A review by 600bars
Amphigorey Also by Edward Gorey

4.0

This one has my favorite cover of the Amphigoreys. Many excellent stories. I read “the Blue Aspic”, a story about an opera singer and her obsessive fan, the same day that I attended the opera for the first time in my life. The story reminded me of the movie Perfect Blue, which is also about an obsessive fan and a star. Both have Blue in the title!

In this collection we really see an East Asian influence on Gorey’s art. This was prevalent in the other volumes too but I really noticed it here. I especially loved Less Passementeries Horribles. The series is just pictures of people being stalked by giant Omamori tassels and Hanamusubi knots that ominously float over them, ghostlike. Literally genius. I have a few of these tassel/amulets and associate them with a feeling of security, because I bought them at a shrine to provide protection. It tickled me to see that inverted here, the knots are a potentially dangerous specter.

This volume had way more color stories than the other two! And so many bicycles!

Another standout was the Awdrey Gore Legacy. First of all I loved the fictional pulp novel covers he drew on the title page.
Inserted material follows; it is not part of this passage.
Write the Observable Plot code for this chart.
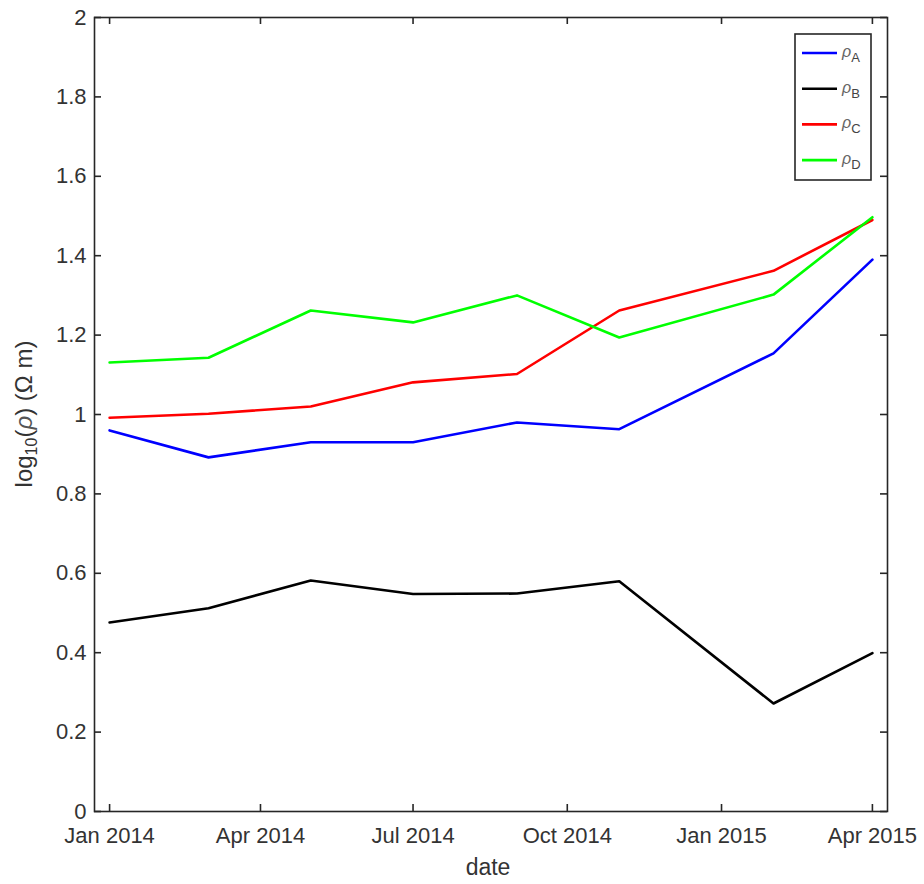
<!DOCTYPE html>
<html>
<head>
<meta charset="utf-8">
<script src="https://cdn.jsdelivr.net/npm/d3@7"></script>
<script src="https://cdn.jsdelivr.net/npm/@observablehq/plot@0.6"></script>
<style>
  body { margin: 0; background: #fff; }
  #chart svg { display: block; }
</style>
</head>
<body>
<div id="chart"></div>
<script>
// Sampling dates and log10 resistivity of the four series
const dates = ["2014-01-01", "2014-03-01", "2014-05-01", "2014-07-01", "2014-09-01", "2014-11-01", "2015-02-01", "2015-04-01"];
const rhoA = [0.960, 0.892, 0.930, 0.930, 0.980, 0.963, 1.154, 1.390];
const rhoB = [0.476, 0.512, 0.582, 0.548, 0.549, 0.580, 0.272, 0.399];
const rhoC = [0.992, 1.002, 1.020, 1.081, 1.102, 1.262, 1.362, 1.490];
const rhoD = [1.131, 1.143, 1.262, 1.232, 1.300, 1.194, 1.302, 1.497];

const seriesNames = ["A", "B", "C", "D"];
const seriesValues = [rhoA, rhoB, rhoC, rhoD];
const seriesColors = ["#0000ff", "#000000", "#ff0000", "#00ff00"];

const xTickDates = ["2014-01-01", "2014-04-01", "2014-07-01", "2014-10-01", "2015-01-01", "2015-04-01"];
const yTicks = [0, 0.2, 0.4, 0.6, 0.8, 1, 1.2, 1.4, 1.6, 1.8, 2];
const xDomain = ["2013-12-23", "2015-04-10"];

const parse = d3.utcParse("%Y-%m-%d");
const rows = seriesNames.flatMap((name, i) =>
  dates.map((d, j) => ({ date: parse(d), value: seriesValues[i][j], series: name }))
);
const xTicks = xTickDates.map(parse);

const W = 924, H = 884;
const mL = 94, mR = 37, mT = 17, mB = 73;
const frameW = W - mL - mR, frameH = H - mT - mB;
const tickLen = 7;

const axisColor = "#262626";
const fontFamily = "'Liberation Sans', Arial, Helvetica, sans-serif";

const chart = Plot.plot({
  width: W,
  height: H,
  marginLeft: mL,
  marginRight: mR,
  marginTop: mT,
  marginBottom: mB,
  style: { fontFamily, fontSize: "22px", color: axisColor, background: "#fff" },
  x: { type: "utc", domain: xDomain.map(parse) },
  y: { domain: [0, 2] },
  color: { domain: seriesNames, range: seriesColors },
  marks: [
    Plot.line(rows, { x: "date", y: "value", z: "series", stroke: "series", strokeWidth: 2.6 }),
    // inward ticks on all four sides
    Plot.tickX(xTicks, { x: d => d, insetTop: frameH - tickLen, stroke: axisColor, strokeWidth: 1.6 }),
    Plot.tickX(xTicks, { x: d => d, insetBottom: frameH - tickLen, stroke: axisColor, strokeWidth: 1.6 }),
    Plot.tickY(yTicks, { y: d => d, insetRight: frameW - tickLen, stroke: axisColor, strokeWidth: 1.6 }),
    Plot.tickY(yTicks, { y: d => d, insetLeft: frameW - tickLen, stroke: axisColor, strokeWidth: 1.6 }),
    Plot.frame({ stroke: axisColor, strokeWidth: 1.6 }),
    Plot.axisX({
      ticks: xTicks, tickFormat: d3.utcFormat("%b %Y"),
      tickSize: 0, tickPadding: 16, label: null, fill: "#333"
    }),
    Plot.axisY({
      ticks: yTicks, tickFormat: d3.format("~g"),
      tickSize: 0, tickPadding: 8, label: null, fill: "#333"
    }),
    Plot.text(["date"], {
      frameAnchor: "bottom", dy: 63, fontSize: 23, fill: "#333", dx: -3
    })
  ]
});

document.getElementById("chart").appendChild(chart);

const svg = d3.select(chart);
const [fx0, fx1] = chart.scale("x").range;
const [fy0, fy1] = chart.scale("y").range; // bottom, top
const frameTop = Math.min(fy0, fy1);
const frameBottom = Math.max(fy0, fy1);

// y axis label with subscript and Greek letters
const yLabel = svg.append("text")
  .attr("transform", `translate(${fx0 - 62},${(frameTop + frameBottom) / 2}) rotate(-90)`)
  .attr("text-anchor", "middle")
  .attr("font-family", fontFamily)
  .attr("font-size", 24)
  .attr("fill", "#333");
yLabel.append("tspan").text("log");
yLabel.append("tspan").attr("font-size", 16).attr("dy", 5).text("10");
yLabel.append("tspan").attr("dy", -5).text("(");
yLabel.append("tspan").attr("font-style", "italic").attr("fill", "#555").text("ρ");
yLabel.append("tspan").text(") (Ω m)");

// Legend box in the upper-right corner of the axes
const legW = 76, legH = 146, rowH = 35.7;
const legX = fx1 - 16 - legW, legY = frameTop + 17;
const legend = svg.append("g").attr("transform", `translate(${legX},${legY})`);
legend.append("rect")
  .attr("width", legW).attr("height", legH)
  .attr("fill", "#fff").attr("stroke", axisColor).attr("stroke-width", 1.6);
seriesNames.forEach((name, i) => {
  const cy = 19 + i * rowH;
  legend.append("line")
    .attr("x1", 7).attr("x2", 42).attr("y1", cy).attr("y2", cy)
    .attr("stroke", seriesColors[i]).attr("stroke-width", 2.6);
  const t = legend.append("text")
    .attr("x", 47).attr("y", cy + 4)
    .attr("text-anchor", "start")
    .attr("font-family", fontFamily)
    .attr("fill", "#444");
  t.append("tspan").attr("font-size", 16).attr("font-style", "italic").attr("fill", "#666").text("ρ");
  t.append("tspan").attr("font-size", 13).attr("dy", 5).text(name);
});
</script>
</body>
</html>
I realized that Gorey did the covers for a couple books I own and I’ll def be on the lookout for more. This story is not a story at all, it is just presenting the evidence of a murder mystery and you can peruse it at your leisure. Maps, objects, suspect profiles, fragments of notes.

Unlike the other collections, and unlike most stories, we actually end on a triumphant note. The Tuning Fork seems like another one of Gorey’s typical stories where a child is horribly abused and then the kid either dies or the story ends abruptly in an unsettling manner. This time the little girl attempts suicide but is saved by a sea monster, who then helps her enact revenge on her cruel family. I loved the dark water in the illustrations.

I think this is the best volume overall even though nothing has made me laugh as hard as the Hapless Child.